What needs to be done
Return the lines below exactly, from the first line to the line that contains "plt.rcParams['font.family'] = ['Roboto', 'DejaVu". Leave out pictures.

++++++++++

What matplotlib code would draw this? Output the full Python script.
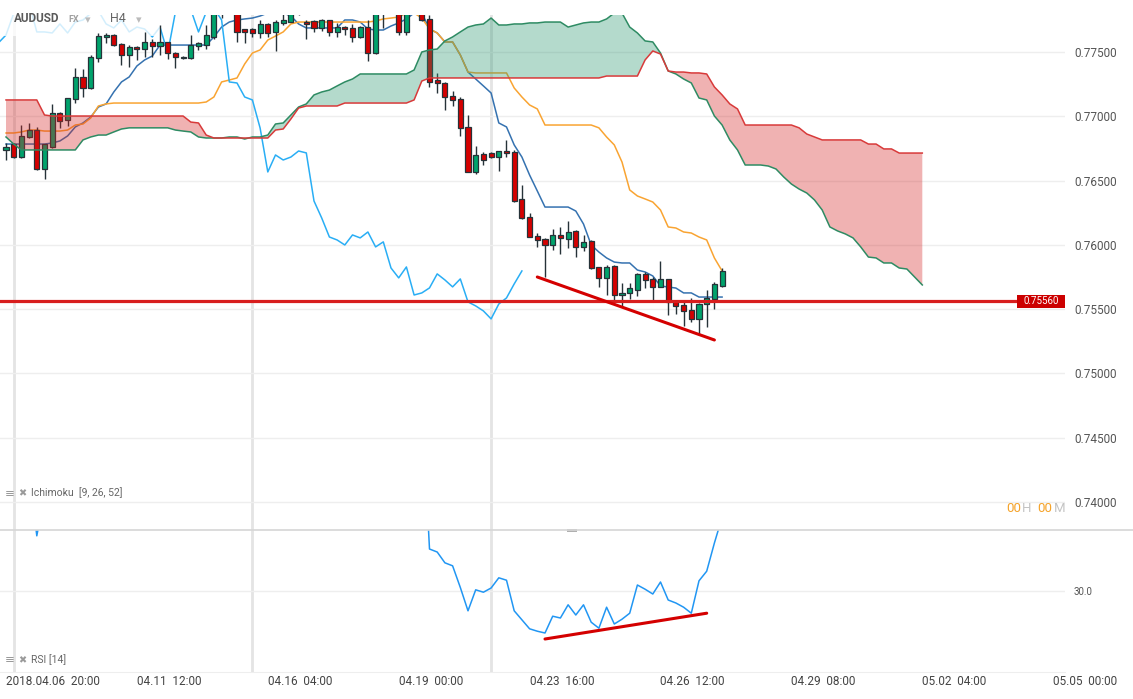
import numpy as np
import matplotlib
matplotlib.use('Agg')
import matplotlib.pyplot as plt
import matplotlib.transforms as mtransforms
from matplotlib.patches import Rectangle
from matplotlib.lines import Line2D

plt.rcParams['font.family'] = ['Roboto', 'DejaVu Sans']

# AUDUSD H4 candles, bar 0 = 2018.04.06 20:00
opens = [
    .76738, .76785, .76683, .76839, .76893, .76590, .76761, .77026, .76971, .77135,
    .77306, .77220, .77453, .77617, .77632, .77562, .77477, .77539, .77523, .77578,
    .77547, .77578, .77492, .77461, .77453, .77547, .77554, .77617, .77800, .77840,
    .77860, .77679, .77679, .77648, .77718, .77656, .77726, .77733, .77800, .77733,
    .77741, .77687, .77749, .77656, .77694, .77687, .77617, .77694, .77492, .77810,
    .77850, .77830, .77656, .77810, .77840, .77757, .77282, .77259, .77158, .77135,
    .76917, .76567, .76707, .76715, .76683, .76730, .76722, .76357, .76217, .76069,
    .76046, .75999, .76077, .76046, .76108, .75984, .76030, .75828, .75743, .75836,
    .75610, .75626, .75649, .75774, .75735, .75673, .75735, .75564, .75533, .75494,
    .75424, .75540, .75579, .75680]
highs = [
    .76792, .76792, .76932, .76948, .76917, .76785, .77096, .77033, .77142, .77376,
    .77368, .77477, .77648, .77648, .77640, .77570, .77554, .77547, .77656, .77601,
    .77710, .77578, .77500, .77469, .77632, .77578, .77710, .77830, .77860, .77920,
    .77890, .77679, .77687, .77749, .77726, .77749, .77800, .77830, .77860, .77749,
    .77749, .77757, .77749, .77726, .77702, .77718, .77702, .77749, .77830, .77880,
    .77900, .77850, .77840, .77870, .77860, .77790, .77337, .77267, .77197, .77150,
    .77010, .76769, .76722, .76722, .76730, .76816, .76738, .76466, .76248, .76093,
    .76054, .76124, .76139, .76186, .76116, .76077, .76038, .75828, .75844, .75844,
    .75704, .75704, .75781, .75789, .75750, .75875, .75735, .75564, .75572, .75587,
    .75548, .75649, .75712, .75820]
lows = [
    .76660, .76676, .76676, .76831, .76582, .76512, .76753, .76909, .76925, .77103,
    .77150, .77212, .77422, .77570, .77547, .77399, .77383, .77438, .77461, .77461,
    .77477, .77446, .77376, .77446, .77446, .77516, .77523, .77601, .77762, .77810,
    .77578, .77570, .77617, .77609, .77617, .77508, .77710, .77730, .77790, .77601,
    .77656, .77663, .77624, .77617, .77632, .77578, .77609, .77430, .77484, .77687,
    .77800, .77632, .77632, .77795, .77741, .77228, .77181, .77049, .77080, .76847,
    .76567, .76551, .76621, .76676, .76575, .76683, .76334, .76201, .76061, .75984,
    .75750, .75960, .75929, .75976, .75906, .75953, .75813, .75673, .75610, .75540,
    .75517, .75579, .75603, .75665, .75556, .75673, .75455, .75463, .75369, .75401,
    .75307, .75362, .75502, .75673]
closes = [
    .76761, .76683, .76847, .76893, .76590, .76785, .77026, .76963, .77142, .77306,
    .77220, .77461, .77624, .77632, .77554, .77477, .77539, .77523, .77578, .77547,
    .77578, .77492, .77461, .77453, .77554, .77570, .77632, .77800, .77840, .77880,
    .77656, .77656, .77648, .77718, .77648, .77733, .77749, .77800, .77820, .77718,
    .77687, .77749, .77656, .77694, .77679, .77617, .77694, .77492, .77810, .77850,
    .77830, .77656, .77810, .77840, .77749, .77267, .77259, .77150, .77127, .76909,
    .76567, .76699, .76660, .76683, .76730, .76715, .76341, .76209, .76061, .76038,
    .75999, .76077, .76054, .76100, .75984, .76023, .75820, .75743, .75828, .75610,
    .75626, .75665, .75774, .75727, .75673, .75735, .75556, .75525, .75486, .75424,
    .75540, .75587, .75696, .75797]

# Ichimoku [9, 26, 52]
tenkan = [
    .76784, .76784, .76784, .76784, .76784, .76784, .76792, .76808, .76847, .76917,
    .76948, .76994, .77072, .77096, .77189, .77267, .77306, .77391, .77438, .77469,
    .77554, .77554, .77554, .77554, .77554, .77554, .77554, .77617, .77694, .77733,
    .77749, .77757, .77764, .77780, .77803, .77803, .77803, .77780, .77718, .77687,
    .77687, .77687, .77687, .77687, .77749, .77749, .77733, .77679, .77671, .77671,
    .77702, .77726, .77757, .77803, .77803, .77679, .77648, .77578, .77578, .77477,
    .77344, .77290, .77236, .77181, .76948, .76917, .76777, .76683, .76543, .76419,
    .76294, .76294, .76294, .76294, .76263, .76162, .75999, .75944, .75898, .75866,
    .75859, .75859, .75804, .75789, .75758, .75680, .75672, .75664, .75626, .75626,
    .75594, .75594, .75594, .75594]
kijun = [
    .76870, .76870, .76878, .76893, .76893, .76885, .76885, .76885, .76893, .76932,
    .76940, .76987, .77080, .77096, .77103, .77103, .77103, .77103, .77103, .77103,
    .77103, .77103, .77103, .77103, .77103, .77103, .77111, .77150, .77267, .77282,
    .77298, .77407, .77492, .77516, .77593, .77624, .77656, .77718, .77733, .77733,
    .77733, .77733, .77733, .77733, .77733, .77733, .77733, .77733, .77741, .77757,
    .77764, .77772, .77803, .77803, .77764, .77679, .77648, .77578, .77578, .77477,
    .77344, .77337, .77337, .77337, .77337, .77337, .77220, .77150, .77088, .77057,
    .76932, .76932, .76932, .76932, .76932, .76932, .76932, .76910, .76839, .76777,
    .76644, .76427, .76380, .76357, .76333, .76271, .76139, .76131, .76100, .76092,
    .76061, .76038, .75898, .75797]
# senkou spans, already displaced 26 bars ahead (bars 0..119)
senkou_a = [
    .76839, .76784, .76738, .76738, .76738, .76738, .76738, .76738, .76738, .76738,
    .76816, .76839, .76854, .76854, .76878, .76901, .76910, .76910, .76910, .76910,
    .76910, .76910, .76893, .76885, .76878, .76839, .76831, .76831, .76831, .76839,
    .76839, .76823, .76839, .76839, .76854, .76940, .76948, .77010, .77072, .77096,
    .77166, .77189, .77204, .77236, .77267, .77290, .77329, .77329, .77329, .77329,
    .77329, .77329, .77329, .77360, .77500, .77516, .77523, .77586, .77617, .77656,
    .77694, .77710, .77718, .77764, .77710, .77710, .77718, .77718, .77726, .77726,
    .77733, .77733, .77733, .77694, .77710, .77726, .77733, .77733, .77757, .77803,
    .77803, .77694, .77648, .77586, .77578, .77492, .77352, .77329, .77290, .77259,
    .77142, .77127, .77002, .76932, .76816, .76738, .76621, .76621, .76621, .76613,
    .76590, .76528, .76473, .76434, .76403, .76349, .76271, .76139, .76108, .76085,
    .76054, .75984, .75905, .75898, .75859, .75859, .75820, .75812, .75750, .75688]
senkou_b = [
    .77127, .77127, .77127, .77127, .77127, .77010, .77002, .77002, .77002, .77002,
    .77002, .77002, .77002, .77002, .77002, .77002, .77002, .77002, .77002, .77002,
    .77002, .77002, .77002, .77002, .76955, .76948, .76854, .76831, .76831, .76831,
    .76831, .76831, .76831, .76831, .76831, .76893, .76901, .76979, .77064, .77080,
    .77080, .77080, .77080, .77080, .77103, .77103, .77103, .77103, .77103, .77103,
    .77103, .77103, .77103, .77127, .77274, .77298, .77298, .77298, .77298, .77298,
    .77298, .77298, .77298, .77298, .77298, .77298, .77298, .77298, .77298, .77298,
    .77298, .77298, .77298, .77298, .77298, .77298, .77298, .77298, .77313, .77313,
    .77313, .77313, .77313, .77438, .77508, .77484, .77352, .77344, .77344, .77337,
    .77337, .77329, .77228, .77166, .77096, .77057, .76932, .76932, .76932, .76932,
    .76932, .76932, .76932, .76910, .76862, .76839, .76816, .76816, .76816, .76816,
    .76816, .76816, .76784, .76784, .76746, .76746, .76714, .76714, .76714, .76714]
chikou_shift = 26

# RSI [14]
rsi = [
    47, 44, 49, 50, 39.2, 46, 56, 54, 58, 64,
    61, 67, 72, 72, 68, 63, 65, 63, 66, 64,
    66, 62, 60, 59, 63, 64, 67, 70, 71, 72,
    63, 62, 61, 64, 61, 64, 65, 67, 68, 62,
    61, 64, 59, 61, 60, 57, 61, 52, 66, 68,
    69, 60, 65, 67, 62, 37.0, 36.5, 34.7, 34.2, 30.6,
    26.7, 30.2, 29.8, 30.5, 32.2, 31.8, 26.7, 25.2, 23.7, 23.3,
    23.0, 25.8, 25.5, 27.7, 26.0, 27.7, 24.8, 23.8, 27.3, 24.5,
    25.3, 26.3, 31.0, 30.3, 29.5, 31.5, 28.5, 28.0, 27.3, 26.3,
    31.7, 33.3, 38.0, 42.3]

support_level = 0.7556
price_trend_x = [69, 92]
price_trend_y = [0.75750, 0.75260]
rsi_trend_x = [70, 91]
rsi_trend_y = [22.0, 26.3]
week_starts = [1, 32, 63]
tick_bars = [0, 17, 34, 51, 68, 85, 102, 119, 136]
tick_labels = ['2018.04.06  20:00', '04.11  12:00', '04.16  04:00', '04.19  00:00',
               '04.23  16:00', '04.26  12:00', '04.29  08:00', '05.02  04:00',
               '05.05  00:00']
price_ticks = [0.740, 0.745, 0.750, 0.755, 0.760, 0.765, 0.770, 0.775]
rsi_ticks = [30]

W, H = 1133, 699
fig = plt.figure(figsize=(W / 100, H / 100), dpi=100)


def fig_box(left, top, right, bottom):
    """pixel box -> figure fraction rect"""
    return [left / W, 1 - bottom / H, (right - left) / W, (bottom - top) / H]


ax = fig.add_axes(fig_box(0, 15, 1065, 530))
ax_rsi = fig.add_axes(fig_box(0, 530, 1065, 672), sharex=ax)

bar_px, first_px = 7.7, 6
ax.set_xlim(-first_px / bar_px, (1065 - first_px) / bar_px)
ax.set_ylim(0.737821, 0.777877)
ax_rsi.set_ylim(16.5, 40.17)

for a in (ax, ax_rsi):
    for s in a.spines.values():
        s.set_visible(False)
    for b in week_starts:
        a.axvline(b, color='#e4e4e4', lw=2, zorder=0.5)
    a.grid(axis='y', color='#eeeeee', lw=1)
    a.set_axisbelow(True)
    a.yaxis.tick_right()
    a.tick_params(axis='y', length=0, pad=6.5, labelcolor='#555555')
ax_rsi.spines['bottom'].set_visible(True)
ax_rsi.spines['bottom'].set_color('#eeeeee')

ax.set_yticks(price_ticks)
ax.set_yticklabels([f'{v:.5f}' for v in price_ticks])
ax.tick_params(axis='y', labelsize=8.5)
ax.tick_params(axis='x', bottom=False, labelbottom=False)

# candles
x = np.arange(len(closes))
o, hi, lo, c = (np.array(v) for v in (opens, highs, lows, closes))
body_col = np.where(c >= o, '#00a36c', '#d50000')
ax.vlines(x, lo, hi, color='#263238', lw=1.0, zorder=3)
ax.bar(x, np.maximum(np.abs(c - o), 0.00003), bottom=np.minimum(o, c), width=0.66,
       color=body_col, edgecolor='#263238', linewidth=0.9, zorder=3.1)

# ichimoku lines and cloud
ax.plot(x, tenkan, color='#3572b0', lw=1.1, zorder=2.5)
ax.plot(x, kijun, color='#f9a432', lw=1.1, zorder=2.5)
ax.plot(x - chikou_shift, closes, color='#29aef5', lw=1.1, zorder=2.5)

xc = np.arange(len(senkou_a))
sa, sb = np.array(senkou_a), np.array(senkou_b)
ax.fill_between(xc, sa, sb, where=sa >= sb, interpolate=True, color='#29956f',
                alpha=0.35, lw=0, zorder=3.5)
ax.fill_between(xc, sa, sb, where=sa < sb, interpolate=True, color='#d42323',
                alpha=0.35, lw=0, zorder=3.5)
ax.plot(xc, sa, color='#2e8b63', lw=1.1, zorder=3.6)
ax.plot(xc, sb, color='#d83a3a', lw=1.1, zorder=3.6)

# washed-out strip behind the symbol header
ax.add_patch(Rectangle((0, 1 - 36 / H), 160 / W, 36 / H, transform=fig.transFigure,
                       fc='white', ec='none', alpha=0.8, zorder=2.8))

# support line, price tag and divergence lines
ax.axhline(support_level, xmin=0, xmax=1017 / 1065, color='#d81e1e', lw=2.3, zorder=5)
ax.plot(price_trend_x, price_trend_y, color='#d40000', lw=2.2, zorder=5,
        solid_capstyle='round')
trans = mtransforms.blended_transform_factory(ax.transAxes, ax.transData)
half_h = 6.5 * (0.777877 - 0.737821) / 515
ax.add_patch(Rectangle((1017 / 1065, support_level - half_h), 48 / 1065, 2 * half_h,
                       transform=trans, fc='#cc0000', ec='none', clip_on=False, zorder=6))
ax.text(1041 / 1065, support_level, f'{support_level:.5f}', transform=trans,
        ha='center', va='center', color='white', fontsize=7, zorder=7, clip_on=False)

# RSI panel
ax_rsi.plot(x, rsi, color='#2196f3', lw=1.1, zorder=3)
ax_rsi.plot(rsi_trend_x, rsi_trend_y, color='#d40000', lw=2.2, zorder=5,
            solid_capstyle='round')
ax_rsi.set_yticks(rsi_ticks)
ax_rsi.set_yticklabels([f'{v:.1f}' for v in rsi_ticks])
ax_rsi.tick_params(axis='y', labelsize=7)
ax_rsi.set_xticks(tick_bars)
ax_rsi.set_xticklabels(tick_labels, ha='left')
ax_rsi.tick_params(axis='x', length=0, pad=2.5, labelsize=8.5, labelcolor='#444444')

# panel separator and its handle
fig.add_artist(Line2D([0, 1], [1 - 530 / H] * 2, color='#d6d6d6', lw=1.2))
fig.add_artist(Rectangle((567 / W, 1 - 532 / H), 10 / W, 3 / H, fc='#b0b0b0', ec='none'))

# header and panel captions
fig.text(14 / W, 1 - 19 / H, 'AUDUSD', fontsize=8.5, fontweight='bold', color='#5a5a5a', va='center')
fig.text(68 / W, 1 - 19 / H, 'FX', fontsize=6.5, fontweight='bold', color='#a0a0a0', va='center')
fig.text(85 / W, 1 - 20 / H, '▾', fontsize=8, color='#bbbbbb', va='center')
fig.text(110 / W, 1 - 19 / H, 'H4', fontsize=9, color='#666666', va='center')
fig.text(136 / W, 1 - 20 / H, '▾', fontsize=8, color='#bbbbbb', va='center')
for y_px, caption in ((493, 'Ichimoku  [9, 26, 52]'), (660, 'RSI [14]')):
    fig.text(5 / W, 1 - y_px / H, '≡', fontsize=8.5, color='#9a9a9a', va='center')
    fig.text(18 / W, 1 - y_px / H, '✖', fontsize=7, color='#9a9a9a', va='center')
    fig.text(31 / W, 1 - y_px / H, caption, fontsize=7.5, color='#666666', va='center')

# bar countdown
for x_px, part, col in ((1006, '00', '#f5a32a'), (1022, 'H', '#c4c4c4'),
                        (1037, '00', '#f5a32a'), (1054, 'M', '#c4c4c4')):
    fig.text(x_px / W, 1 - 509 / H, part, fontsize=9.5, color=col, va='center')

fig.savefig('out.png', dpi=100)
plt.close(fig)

++++++++++

Written response
What matplotlib code would draw this? Output the full Python script.
import numpy as np
import matplotlib
matplotlib.use('Agg')
import matplotlib.pyplot as plt
import matplotlib.transforms as mtransforms
from matplotlib.patches import Rectangle
from matplotlib.lines import Line2D

plt.rcParams['font.family'] = ['Roboto', 'DejaVu Sans']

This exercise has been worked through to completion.